Pues nada. Vamos flotando sobre los antiguos huertos, con el motor zumbando a nuestros pies, monótono y tranquilo; a él qué más le da, no le afecta la Zona. Y entonces Tender no aguanta más. No hemos llegado ni al primer jalón que empieza a decir tonterías. A los novatos siempre se les afloja la lengua en cuanto entran en la Zona. Les castañetean los dientes, el corazón les va como loco, pierden los nervios y, aunque se mueren de vergüenza, no consiguen controlarse. A veces pienso que es como la diarrea: no te puedes aguantar y lo sueltas todo de golpe. ¡Y las chorradas que dicen!
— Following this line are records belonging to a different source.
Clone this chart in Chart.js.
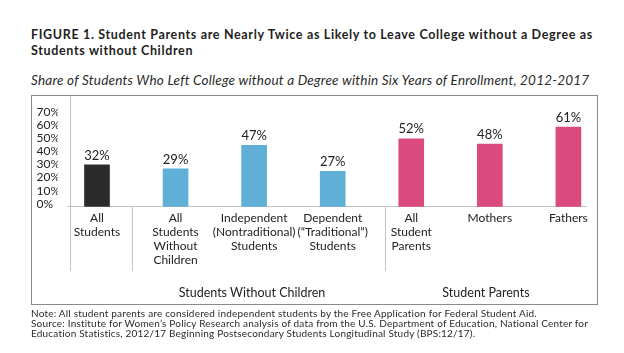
<!DOCTYPE html>
<html>
<head>
<meta charset="utf-8">
<script src="https://cdn.jsdelivr.net/npm/chart.js@4.4.1/dist/chart.umd.min.js"></script>
<style>
  html, body { margin:0; padding:0; background:#fff; }
  body { width:624px; height:353px; position:relative; overflow:hidden; font-family:Lato, "Open Sans", sans-serif; color:#1e1e1e; }
  #title { position:absolute; left:31px; top:27px; font-weight:bold; font-size:12.5px; line-height:15.5px; letter-spacing:0.66px; white-space:nowrap; }
  #subtitle { position:absolute; left:31px; top:71px; font-style:italic; font-size:13.5px; line-height:18px; letter-spacing:0.22px; white-space:nowrap; color:#2a2a2a; }
  #box { position:absolute; left:31px; top:95px; width:565px; height:208px; border:1px solid #8a8a8a; }
  #wrap { position:absolute; left:0; top:95px; width:624px; height:209px; }
  .grp { position:absolute; top:286px; font-size:12.5px; line-height:14px; white-space:nowrap; transform:translateX(-50%); color:#222; }
  #note { position:absolute; left:31px; top:309px; font-size:10px; line-height:9.8px; letter-spacing:0.2px; white-space:nowrap; color:#2a2a2a; }
</style>
</head>
<body>
<div id="title">FIGURE 1. Student Parents are Nearly Twice as Likely to Leave College without a Degree as<br>Students without Children</div>
<div id="subtitle">Share of Students Who Left College without a Degree within Six Years of Enrollment, 2012-2017</div>
<div id="box"></div>
<div id="wrap"><canvas id="c" width="624" height="209"></canvas></div>
<div class="grp" id="g1" style="left:252px"></div>
<div class="grp" id="g2" style="left:486px"></div>
<div id="note">Note: All student parents are considered independent students by the Free Application for Federal Student Aid.<br>Source: Institute for Women’s Policy Research analysis of data from the U.S. Department of Education, National Center for<br>Education Statistics, 2012/17 Beginning Postsecondary Students Longitudinal Study (BPS:12/17).</div>
<script>
// ---- data ----
const categories = [
  ["All", "Students"],
  ["All", "Students", "Without", "Children"],
  ["Independent", "(Nontraditional)", "Students"],
  ["Dependent", "(\u201CTraditional\u201D)", "Students"],
  ["All", "Student", "Parents"],
  ["Mothers"],
  ["Fathers"]
];
const values = [32, 29, 47, 27, 52, 48, 61];
const barColors = ["#2b2b2b", "#5fafd7", "#5fafd7", "#5fafd7", "#da4a7f", "#da4a7f", "#da4a7f"];
const groupLabels = ["Students Without Children", "Student Parents"];
const yTickValues = [0, 10, 20, 30, 40, 50, 60, 70];

document.getElementById('g1').textContent = groupLabels[0];
document.getElementById('g2').textContent = groupLabels[1];

const valueLabels = {
  id: 'valueLabels',
  afterDatasetsDraw(chart) {
    const ctx = chart.ctx;
    const meta = chart.getDatasetMeta(0);
    ctx.save();
    ctx.font = '13px Lato, sans-serif';
    ctx.fillStyle = '#222';
    ctx.textAlign = 'center';
    ctx.textBaseline = 'middle';
    meta.data.forEach((bar, i) => {
      ctx.fillText(values[i] + '%', bar.x, bar.y - 9.5);
    });
    ctx.restore();
  }
};

const axisLines = {
  id: 'axisLines',
  beforeDatasetsDraw(chart) {
    const ctx = chart.ctx;
    const y0 = Math.round(chart.scales.y.getPixelForValue(0)) - 0.5;
    ctx.save();
    ctx.strokeStyle = '#c4c4c4';
    ctx.lineWidth = 1;
    ctx.beginPath();
    ctx.moveTo(67.5, y0); ctx.lineTo(587, y0);
    ctx.moveTo(70.5, 1); ctx.lineTo(70.5, 176);
    ctx.moveTo(132.5, y0); ctx.lineTo(132.5, 176);
    ctx.moveTo(385.5, y0); ctx.lineTo(385.5, 176);
    ctx.stroke();
    ctx.restore();
  }
};

new Chart(document.getElementById('c'), {
  type: 'bar',
  data: {
    labels: categories,
    datasets: [{
      data: values,
      backgroundColor: barColors,
      borderWidth: 0,
      barThickness: 25
    }]
  },
  options: {
    responsive: false,
    devicePixelRatio: 1,
    animation: false,
    layout: { padding: { left: 36.5, right: 16.3, top: 2.1, bottom: 0 } },
    plugins: { legend: { display: false }, tooltip: { enabled: false } },
    scales: {
      x: {
        offset: true,
        grid: { display: false, drawTicks: false },
        border: { display: false },
        ticks: {
          color: '#222',
          font: { family: 'Lato, sans-serif', size: 12, lineHeight: 1.17 },
          padding: 4,
          maxRotation: 0,
          autoSkip: false
        },
        afterFit(scale) { scale.height = 97.3; }
      },
      y: {
        min: 0,
        max: 80,
        grid: { display: false, drawTicks: false },
        border: { display: false },
        afterBuildTicks(scale) { scale.ticks = yTickValues.map(v => ({ value: v })); },
        ticks: {
          color: '#222',
          font: { family: 'Lato, sans-serif', size: 12 },
          crossAlign: 'far',
          labelOffset: -3,
          padding: 0,
          autoSkip: false,
          callback: v => v + '%'
        },
        afterFit(scale) { scale.width = 21.2; }
      }
    }
  },
  plugins: [axisLines, valueLabels]
});
</script>
</body>
</html>
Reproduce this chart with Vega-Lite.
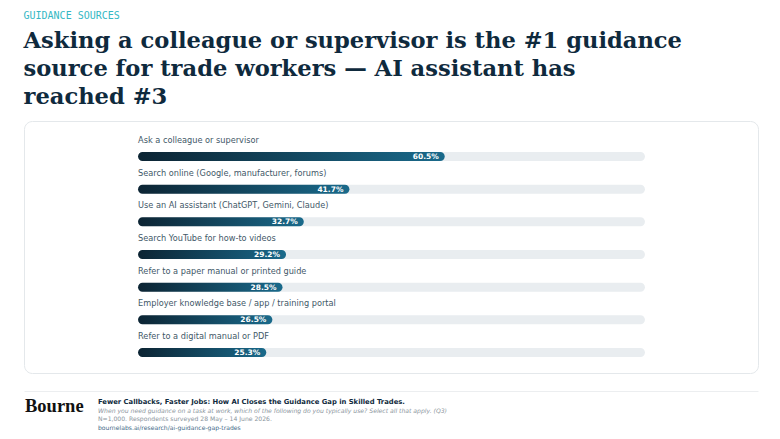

Que si empiezan con lo bonito que es el paisaje, que si filosofan sobre por qué vinieron a vernos los visitantes, que si explican cosas que no tienen nada que ver con el trabajo… Y eso es lo que está haciendo Tender: se ha puesto a hablar sobre su traje nuevo sin poder parar. Cuánto le había costado, lo fino que era el paño, los botones nuevos que le había puesto el sastre…
4 comentarios
La ciencia ficción del este es (o era) muy diferente en sus planteamientos a la occidental. Menos tecnocéntrica, más humanista, y menos reduccionista con respecto a los posibles contactos. Generalizando, que es gerundio
Picnic extraterrestre. Obra maestra. La leí 100 veces y 98 veces encontré algo nuevo.
Luis, generalización bastante correcta.
Ericz, coincidimos 🙂
Una obra maestra, meiner Meinung nach. Pide relectura ya.